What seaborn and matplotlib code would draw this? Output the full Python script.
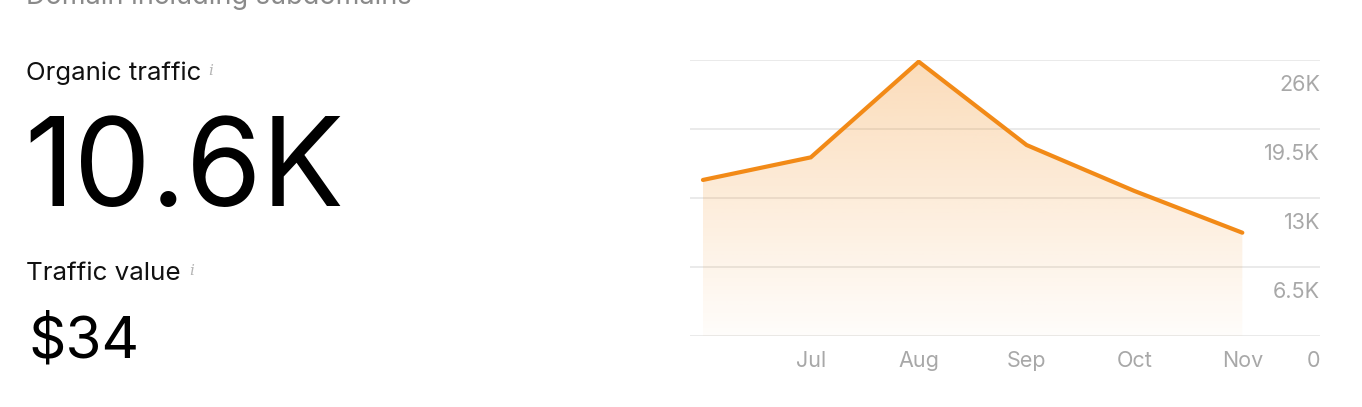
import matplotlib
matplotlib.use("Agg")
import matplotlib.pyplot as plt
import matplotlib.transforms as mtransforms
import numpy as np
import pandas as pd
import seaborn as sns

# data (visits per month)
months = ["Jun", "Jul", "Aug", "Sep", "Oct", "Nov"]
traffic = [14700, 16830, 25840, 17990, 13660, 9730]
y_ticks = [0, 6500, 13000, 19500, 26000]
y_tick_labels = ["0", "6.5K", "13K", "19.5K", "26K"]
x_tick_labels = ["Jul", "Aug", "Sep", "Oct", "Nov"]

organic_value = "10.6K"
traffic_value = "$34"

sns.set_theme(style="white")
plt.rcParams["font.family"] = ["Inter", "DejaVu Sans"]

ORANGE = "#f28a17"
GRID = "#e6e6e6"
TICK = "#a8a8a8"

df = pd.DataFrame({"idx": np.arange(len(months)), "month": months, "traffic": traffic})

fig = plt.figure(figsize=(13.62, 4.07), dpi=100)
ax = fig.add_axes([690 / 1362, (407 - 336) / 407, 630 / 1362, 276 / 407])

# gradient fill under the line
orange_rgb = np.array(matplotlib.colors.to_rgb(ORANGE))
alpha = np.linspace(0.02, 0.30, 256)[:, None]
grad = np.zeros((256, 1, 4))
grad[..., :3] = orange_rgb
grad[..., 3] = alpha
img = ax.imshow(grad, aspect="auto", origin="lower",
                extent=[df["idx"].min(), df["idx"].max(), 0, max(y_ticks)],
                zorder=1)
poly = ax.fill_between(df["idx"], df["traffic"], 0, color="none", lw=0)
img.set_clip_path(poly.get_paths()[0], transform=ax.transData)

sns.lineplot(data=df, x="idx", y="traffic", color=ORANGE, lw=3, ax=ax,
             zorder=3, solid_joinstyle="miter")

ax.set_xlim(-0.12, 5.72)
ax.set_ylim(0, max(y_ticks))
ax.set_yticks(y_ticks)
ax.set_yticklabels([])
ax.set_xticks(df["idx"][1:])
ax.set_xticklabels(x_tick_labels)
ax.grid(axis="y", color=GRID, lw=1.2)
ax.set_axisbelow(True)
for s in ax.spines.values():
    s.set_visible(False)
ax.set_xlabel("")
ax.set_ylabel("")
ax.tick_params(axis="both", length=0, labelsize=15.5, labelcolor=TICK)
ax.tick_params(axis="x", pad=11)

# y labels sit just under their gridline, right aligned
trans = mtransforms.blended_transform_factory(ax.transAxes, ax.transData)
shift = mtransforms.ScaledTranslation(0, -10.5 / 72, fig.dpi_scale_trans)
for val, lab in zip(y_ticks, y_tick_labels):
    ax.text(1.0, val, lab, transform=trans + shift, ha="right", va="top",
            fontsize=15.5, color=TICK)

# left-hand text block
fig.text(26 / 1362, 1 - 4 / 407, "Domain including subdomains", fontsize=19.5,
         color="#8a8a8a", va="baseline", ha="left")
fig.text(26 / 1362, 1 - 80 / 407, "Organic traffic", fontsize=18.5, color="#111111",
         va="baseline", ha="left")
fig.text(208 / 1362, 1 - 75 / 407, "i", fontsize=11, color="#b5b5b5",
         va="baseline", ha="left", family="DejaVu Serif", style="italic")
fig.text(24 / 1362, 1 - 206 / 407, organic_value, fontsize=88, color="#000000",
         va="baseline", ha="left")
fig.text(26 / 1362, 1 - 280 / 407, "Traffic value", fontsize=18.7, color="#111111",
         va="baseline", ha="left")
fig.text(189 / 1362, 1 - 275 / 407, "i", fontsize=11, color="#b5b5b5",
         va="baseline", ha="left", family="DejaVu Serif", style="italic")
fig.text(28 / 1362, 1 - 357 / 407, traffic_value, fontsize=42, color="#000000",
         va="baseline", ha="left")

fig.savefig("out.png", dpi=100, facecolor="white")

◆ ◆ ◆ ◆ ◆

Every line should be retyped exactly, with the pictures omitted.

Response to the task:
What seaborn and matplotlib code would draw this? Output the full Python script.
import matplotlib
matplotlib.use("Agg")
import matplotlib.pyplot as plt
import matplotlib.transforms as mtransforms
import numpy as np
import pandas as pd
import seaborn as sns

# data (visits per month)
months = ["Jun", "Jul", "Aug", "Sep", "Oct", "Nov"]
traffic = [14700, 16830, 25840, 17990, 13660, 9730]
y_ticks = [0, 6500, 13000, 19500, 26000]
y_tick_labels = ["0", "6.5K", "13K", "19.5K", "26K"]
x_tick_labels = ["Jul", "Aug", "Sep", "Oct", "Nov"]

organic_value = "10.6K"
traffic_value = "$34"

sns.set_theme(style="white")
plt.rcParams["font.family"] = ["Inter", "DejaVu Sans"]

ORANGE = "#f28a17"
GRID = "#e6e6e6"
TICK = "#a8a8a8"

df = pd.DataFrame({"idx": np.arange(len(months)), "month": months, "traffic": traffic})

fig = plt.figure(figsize=(13.62, 4.07), dpi=100)
ax = fig.add_axes([690 / 1362, (407 - 336) / 407, 630 / 1362, 276 / 407])

# gradient fill under the line
orange_rgb = np.array(matplotlib.colors.to_rgb(ORANGE))
alpha = np.linspace(0.02, 0.30, 256)[:, None]
grad = np.zeros((256, 1, 4))
grad[..., :3] = orange_rgb
grad[..., 3] = alpha
img = ax.imshow(grad, aspect="auto", origin="lower",
                extent=[df["idx"].min(), df["idx"].max(), 0, max(y_ticks)],
                zorder=1)
poly = ax.fill_between(df["idx"], df["traffic"], 0, color="none", lw=0)
img.set_clip_path(poly.get_paths()[0], transform=ax.transData)

sns.lineplot(data=df, x="idx", y="traffic", color=ORANGE, lw=3, ax=ax,
             zorder=3, solid_joinstyle="miter")

ax.set_xlim(-0.12, 5.72)
ax.set_ylim(0, max(y_ticks))
ax.set_yticks(y_ticks)
ax.set_yticklabels([])
ax.set_xticks(df["idx"][1:])
ax.set_xticklabels(x_tick_labels)
ax.grid(axis="y", color=GRID, lw=1.2)
ax.set_axisbelow(True)
for s in ax.spines.values():
    s.set_visible(False)
ax.set_xlabel("")
ax.set_ylabel("")
ax.tick_params(axis="both", length=0, labelsize=15.5, labelcolor=TICK)
ax.tick_params(axis="x", pad=11)

# y labels sit just under their gridline, right aligned
trans = mtransforms.blended_transform_factory(ax.transAxes, ax.transData)
shift = mtransforms.ScaledTranslation(0, -10.5 / 72, fig.dpi_scale_trans)
for val, lab in zip(y_ticks, y_tick_labels):
    ax.text(1.0, val, lab, transform=trans + shift, ha="right", va="top",
            fontsize=15.5, color=TICK)

# left-hand text block
fig.text(26 / 1362, 1 - 4 / 407, "Domain including subdomains", fontsize=19.5,
         color="#8a8a8a", va="baseline", ha="left")
fig.text(26 / 1362, 1 - 80 / 407, "Organic traffic", fontsize=18.5, color="#111111",
         va="baseline", ha="left")
fig.text(208 / 1362, 1 - 75 / 407, "i", fontsize=11, color="#b5b5b5",
         va="baseline", ha="left", family="DejaVu Serif", style="italic")
fig.text(24 / 1362, 1 - 206 / 407, organic_value, fontsize=88, color="#000000",
         va="baseline", ha="left")
fig.text(26 / 1362, 1 - 280 / 407, "Traffic value", fontsize=18.7, color="#111111",
         va="baseline", ha="left")
fig.text(189 / 1362, 1 - 275 / 407, "i", fontsize=11, color="#b5b5b5",
         va="baseline", ha="left", family="DejaVu Serif", style="italic")
fig.text(28 / 1362, 1 - 357 / 407, traffic_value, fontsize=42, color="#000000",
         va="baseline", ha="left")

fig.savefig("out.png", dpi=100, facecolor="white")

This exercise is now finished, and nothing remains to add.